## begin Data provided

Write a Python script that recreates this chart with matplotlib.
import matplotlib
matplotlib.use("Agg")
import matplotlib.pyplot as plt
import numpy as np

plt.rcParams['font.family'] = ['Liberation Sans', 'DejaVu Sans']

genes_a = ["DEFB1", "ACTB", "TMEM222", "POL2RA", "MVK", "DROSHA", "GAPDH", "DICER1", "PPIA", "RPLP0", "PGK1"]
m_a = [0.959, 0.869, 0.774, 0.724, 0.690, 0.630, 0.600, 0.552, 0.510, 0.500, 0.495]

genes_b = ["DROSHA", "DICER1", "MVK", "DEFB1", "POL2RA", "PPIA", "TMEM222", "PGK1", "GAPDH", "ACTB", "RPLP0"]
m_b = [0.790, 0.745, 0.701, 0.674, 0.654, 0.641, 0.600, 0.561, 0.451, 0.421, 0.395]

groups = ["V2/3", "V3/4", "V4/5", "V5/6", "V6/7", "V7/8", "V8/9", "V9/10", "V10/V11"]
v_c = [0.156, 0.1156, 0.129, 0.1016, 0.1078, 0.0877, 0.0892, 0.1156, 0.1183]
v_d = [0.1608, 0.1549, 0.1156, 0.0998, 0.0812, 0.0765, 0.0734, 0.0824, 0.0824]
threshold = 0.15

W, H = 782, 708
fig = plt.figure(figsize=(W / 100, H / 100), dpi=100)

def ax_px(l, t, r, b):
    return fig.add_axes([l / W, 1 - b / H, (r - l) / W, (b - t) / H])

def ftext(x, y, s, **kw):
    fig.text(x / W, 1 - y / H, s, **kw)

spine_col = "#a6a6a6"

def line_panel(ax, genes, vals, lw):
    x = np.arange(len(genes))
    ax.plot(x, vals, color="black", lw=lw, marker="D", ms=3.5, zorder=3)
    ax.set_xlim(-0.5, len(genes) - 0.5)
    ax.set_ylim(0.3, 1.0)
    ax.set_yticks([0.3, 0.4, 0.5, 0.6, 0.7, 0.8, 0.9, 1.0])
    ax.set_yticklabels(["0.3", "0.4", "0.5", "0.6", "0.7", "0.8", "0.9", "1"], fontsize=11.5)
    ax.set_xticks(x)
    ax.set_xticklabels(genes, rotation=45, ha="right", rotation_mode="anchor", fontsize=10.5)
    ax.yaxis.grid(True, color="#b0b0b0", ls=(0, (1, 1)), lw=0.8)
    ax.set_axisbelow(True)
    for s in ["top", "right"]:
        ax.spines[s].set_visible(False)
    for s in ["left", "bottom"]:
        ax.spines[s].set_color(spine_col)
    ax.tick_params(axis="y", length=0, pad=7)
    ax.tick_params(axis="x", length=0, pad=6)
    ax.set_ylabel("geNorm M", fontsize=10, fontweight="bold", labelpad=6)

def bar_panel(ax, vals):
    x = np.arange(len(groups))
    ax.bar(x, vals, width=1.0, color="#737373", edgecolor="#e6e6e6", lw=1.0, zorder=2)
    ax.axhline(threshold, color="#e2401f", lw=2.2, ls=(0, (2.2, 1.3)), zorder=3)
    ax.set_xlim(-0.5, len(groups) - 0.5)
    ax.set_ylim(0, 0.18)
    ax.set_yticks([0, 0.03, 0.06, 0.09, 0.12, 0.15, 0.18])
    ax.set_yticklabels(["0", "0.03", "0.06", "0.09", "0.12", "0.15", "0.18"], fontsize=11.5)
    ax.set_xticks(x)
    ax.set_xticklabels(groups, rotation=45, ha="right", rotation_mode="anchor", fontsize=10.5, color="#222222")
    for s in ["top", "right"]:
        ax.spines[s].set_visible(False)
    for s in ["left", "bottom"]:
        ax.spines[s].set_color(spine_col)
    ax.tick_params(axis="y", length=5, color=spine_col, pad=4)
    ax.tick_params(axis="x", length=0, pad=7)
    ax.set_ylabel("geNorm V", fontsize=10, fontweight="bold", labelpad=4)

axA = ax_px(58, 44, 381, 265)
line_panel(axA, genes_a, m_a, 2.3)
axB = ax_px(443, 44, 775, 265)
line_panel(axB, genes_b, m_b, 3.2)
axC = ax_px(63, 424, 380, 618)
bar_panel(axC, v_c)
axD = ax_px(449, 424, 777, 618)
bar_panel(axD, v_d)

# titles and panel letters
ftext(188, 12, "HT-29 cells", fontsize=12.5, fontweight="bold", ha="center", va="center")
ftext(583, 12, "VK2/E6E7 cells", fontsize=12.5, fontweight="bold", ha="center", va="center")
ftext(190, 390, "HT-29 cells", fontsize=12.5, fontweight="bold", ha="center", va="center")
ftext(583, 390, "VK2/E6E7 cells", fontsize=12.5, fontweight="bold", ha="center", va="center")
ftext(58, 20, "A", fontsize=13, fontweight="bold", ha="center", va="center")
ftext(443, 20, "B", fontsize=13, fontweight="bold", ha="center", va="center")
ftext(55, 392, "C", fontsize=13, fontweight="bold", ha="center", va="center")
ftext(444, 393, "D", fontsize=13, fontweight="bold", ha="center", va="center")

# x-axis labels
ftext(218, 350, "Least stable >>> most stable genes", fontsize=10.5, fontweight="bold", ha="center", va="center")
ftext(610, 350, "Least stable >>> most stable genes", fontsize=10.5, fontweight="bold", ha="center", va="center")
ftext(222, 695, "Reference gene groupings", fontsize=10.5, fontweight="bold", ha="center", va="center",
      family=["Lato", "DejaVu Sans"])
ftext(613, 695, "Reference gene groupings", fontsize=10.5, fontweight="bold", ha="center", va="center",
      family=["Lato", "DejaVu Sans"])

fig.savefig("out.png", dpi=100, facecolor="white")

## end Data provided

→ Exercise prompt
Set down, exactly as written, each line of the data from its opening line through the one containing "0.510, 0.500, 0.495]". Output nothing more.

→ Result below
Write a Python script that recreates this chart with matplotlib.
import matplotlib
matplotlib.use("Agg")
import matplotlib.pyplot as plt
import numpy as np

plt.rcParams['font.family'] = ['Liberation Sans', 'DejaVu Sans']

genes_a = ["DEFB1", "ACTB", "TMEM222", "POL2RA", "MVK", "DROSHA", "GAPDH", "DICER1", "PPIA", "RPLP0", "PGK1"]
m_a = [0.959, 0.869, 0.774, 0.724, 0.690, 0.630, 0.600, 0.552, 0.510, 0.500, 0.495]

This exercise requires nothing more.